Concept¶
The three systems¶
There are up to three systems (“machines”) involved when using dockerdo.
The local host: Your local machine (laptop, workstation) with your development tools installed.
The remote host: The machine on which the Docker engine runs.
The container: The environment inside the Docker container.
It’s possible for the local and remote host to be the same machine, e.g. when doing local dockerfile development.
Use case: remote development¶
Let’s say you have ssh access to a compute cluster with much more resources than on your local laptop. The cluster nodes have a basic linux environment, so your favorite dev tools are not installed. Your dotfiles are not there, unless you copy them in to each node. The lack of dotfiles means that your shell and editor dosn’t behave the way you like. It’s best practice to containerize your workloads, instead of installing all your junk directly on the cluster node. And naturally, inside the container there is only what was deemed necessary for the image, which can be even more sparse than the node. Because the commands run in a shell on a remote machine, you can’t use GUI tools (unless you do X11 forwarding, yuck). Instead of putting all your tools and configuration in the container, dockerdo makes the container transparently visible to your already configured local tools, including GUI tools.
Use case: Dockerfile development¶
When writing a new Dockerfile, it is common to start a container from a base image and then begin installing software and changing configuration interactively in a shell on the container. You then need to keep track of the final working commands and add them to the Dockerfile you are writing. This can be a tedious workflow.

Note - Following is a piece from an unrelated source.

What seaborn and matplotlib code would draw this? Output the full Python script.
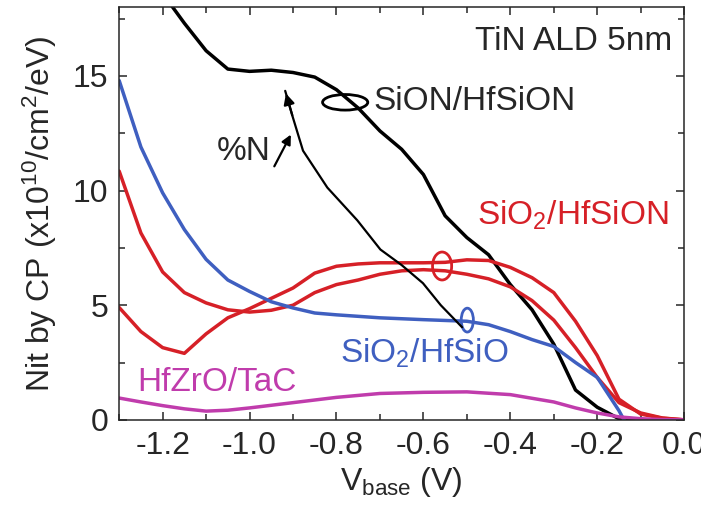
import numpy as np
import pandas as pd
import seaborn as sns
import matplotlib.pyplot as plt
from matplotlib.patches import Ellipse
from matplotlib.ticker import MultipleLocator, FormatStrFormatter

# Dane (V_base w V, Nit w 1e10/cm2/eV)
x_sion = [-1.20, -1.15, -1.10, -1.05, -1.00, -0.95, -0.90, -0.85, -0.80, -0.75, -0.70,
          -0.65, -0.60, -0.55, -0.50, -0.45, -0.40, -0.35, -0.30, -0.25, -0.20, -0.15,
          -0.10, 0.00]
y_sion = [18.6, 17.3, 16.1, 15.3, 15.2, 15.25, 15.15, 14.95, 14.4, 13.6, 12.6,
          11.8, 10.7, 8.9, 7.95, 7.2, 5.9, 4.8, 3.3, 1.3, 0.55, 0.05,
          0.0, 0.0]

x_red_a = [-1.30, -1.25, -1.20, -1.15, -1.10, -1.05, -1.00, -0.95, -0.90, -0.85, -0.80,
           -0.75, -0.70, -0.65, -0.60, -0.55, -0.50, -0.45, -0.40, -0.35, -0.30, -0.25,
           -0.20, -0.15, -0.10, -0.05, 0.00]
y_red_a = [10.85, 8.15, 6.45, 5.55, 5.1, 4.8, 4.7, 4.78, 5.0, 5.55, 5.9,
           6.1, 6.35, 6.5, 6.55, 6.5, 6.35, 6.15, 5.8, 5.2, 4.35, 3.15,
           1.85, 0.75, 0.3, 0.08, 0.0]

x_red_b = [-1.30, -1.25, -1.20, -1.15, -1.10, -1.05, -1.00, -0.95, -0.90, -0.85, -0.80,
           -0.75, -0.70, -0.65, -0.60, -0.55, -0.50, -0.45, -0.40, -0.35, -0.30, -0.25,
           -0.20, -0.15, -0.10, -0.05, 0.00]
y_red_b = [4.9, 3.85, 3.15, 2.9, 3.75, 4.45, 4.85, 5.3, 5.75, 6.4, 6.7,
           6.8, 6.85, 6.85, 6.85, 6.87, 6.98, 6.95, 6.65, 6.2, 5.55, 4.3,
           2.8, 0.9, 0.25, 0.07, 0.0]

x_blue = [-1.30, -1.25, -1.20, -1.15, -1.10, -1.05, -1.00, -0.95, -0.90, -0.85, -0.80,
          -0.70, -0.60, -0.50, -0.45, -0.40, -0.35, -0.30, -0.25, -0.20, -0.15, -0.13]
y_blue = [14.8, 11.9, 9.9, 8.3, 7.0, 6.1, 5.6, 5.15, 4.88, 4.66, 4.58,
          4.45, 4.37, 4.3, 4.15, 3.85, 3.5, 3.2, 2.5, 1.85, 0.4, -0.3]

x_mag = [-1.30, -1.25, -1.20, -1.15, -1.10, -1.05, -1.00, -0.90, -0.80, -0.70, -0.60,
         -0.50, -0.40, -0.30, -0.25, -0.20, -0.15, -0.10, -0.05, 0.00]
y_mag = [0.95, 0.78, 0.62, 0.48, 0.38, 0.42, 0.52, 0.75, 0.98, 1.15, 1.2,
         1.22, 1.1, 0.78, 0.52, 0.3, 0.13, 0.05, 0.01, 0.0]

# Strzałka %N (krzywa od elipsy niebieskiej w górę)
x_arrow = [-0.511, -0.56, -0.601, -0.65, -0.699, -0.752, -0.821, -0.877, -0.900, -0.918]
y_arrow = [4.04, 5.0, 5.96, 6.75, 7.43, 8.70, 10.13, 11.74, 13.17, 14.35]

red = "#d62027"
blue = "#3f5fc0"
mag = "#c03cac"

sns.set_style("ticks")
plt.rcParams['font.family'] = ['Liberation Sans', 'DejaVu Sans']
plt.rcParams['mathtext.default'] = 'regular'
plt.rcParams['axes.unicode_minus'] = False

fig = plt.figure(figsize=(7.01, 5.12), dpi=100)
ax = fig.add_axes([0.170, 0.180, 0.806, 0.806])

lw = 2.5
sns.lineplot(x=x_sion, y=y_sion, color="black", linewidth=lw, ax=ax, sort=False)
sns.lineplot(x=x_red_a, y=y_red_a, color=red, linewidth=lw, ax=ax, sort=False)
sns.lineplot(x=x_red_b, y=y_red_b, color=red, linewidth=lw, ax=ax, sort=False)
sns.lineplot(x=x_blue, y=y_blue, color=blue, linewidth=lw, ax=ax, sort=False)
sns.lineplot(x=x_mag, y=y_mag, color=mag, linewidth=lw, ax=ax, sort=False)
sns.lineplot(x=x_arrow, y=y_arrow, color="black", linewidth=1.6, ax=ax, sort=False)

# Grot strzałki na końcu krzywej %N
ax.annotate("", xy=(x_arrow[-1], y_arrow[-1]), xytext=(x_arrow[-2], y_arrow[-2]),
            arrowprops=dict(arrowstyle='-|>', color='black', lw=1.6, mutation_scale=16))
# Mała strzałka przy napisie %N
ax.annotate("", xy=(-0.902, 12.55), xytext=(-0.946, 10.95),
            arrowprops=dict(arrowstyle='-|>', color='black', lw=1.6, mutation_scale=14))

# Elipsy zaznaczające grupy krzywych
ax.add_patch(Ellipse((-0.780, 13.85), 0.104, 0.68, fill=False, ec='black', lw=2.0))
ax.add_patch(Ellipse((-0.557, 6.71), 0.044, 1.22, fill=False, ec=red, lw=2.0))
ax.add_patch(Ellipse((-0.499, 4.35), 0.028, 1.04, fill=False, ec=blue, lw=2.0))

fs = 24
ax.text(-0.028, 16.5, "TiN ALD 5nm", fontsize=fs, ha='right', va='center')
ax.text(-0.716, 13.9, "SiON/HfSiON", fontsize=fs, ha='left', va='center')
ax.text(-1.075, 11.7, "%N", fontsize=fs, ha='left', va='center')
ax.text(-0.476, 8.9, "SiO$_2$/HfSiON", fontsize=fs, ha='left', va='center', color=red)
ax.text(-0.791, 2.9, "SiO$_2$/HfSiO", fontsize=fs, ha='left', va='center', color=blue)
ax.text(-1.259, 1.65, "HfZrO/TaC", fontsize=fs, ha='left', va='center', color=mag)

ax.set_xlim(-1.3, 0.0)
ax.set_ylim(0, 18)
ax.xaxis.set_major_locator(MultipleLocator(0.2))
ax.xaxis.set_minor_locator(MultipleLocator(0.1))
ax.xaxis.set_major_formatter(FormatStrFormatter('%.1f'))
ax.yaxis.set_major_locator(MultipleLocator(5))
ax.yaxis.set_minor_locator(MultipleLocator(2.5))
ax.tick_params(which='both', direction='in', top=True, right=True, width=1.1, labelsize=23)
ax.tick_params(which='major', length=6, pad=8)
ax.tick_params(which='minor', length=4)
for s in ax.spines.values():
    s.set_linewidth(1.1)

ax.set_xlabel("V$_{base}$ (V)", fontsize=23, labelpad=3)
ax.set_ylabel("Nit by CP (x10$^{10}$/cm$^2$/eV)", fontsize=23, labelpad=10)

fig.savefig("out.png", dpi=100)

Dockerdo makes it a bit easier.
You can use your customized shell to move around, and your customized editor to write the files. The dockerdo history command will list any files you modified, so that you can copy them to the repo to be used when building the Dockerfile.
The dockerdo history command will also list all the installation commands you executed, so you can copypaste into the Dockerfile.
Any local commands you run in between (man, diff, grep, …) are not included in the history, making it easy to find the relevant commands.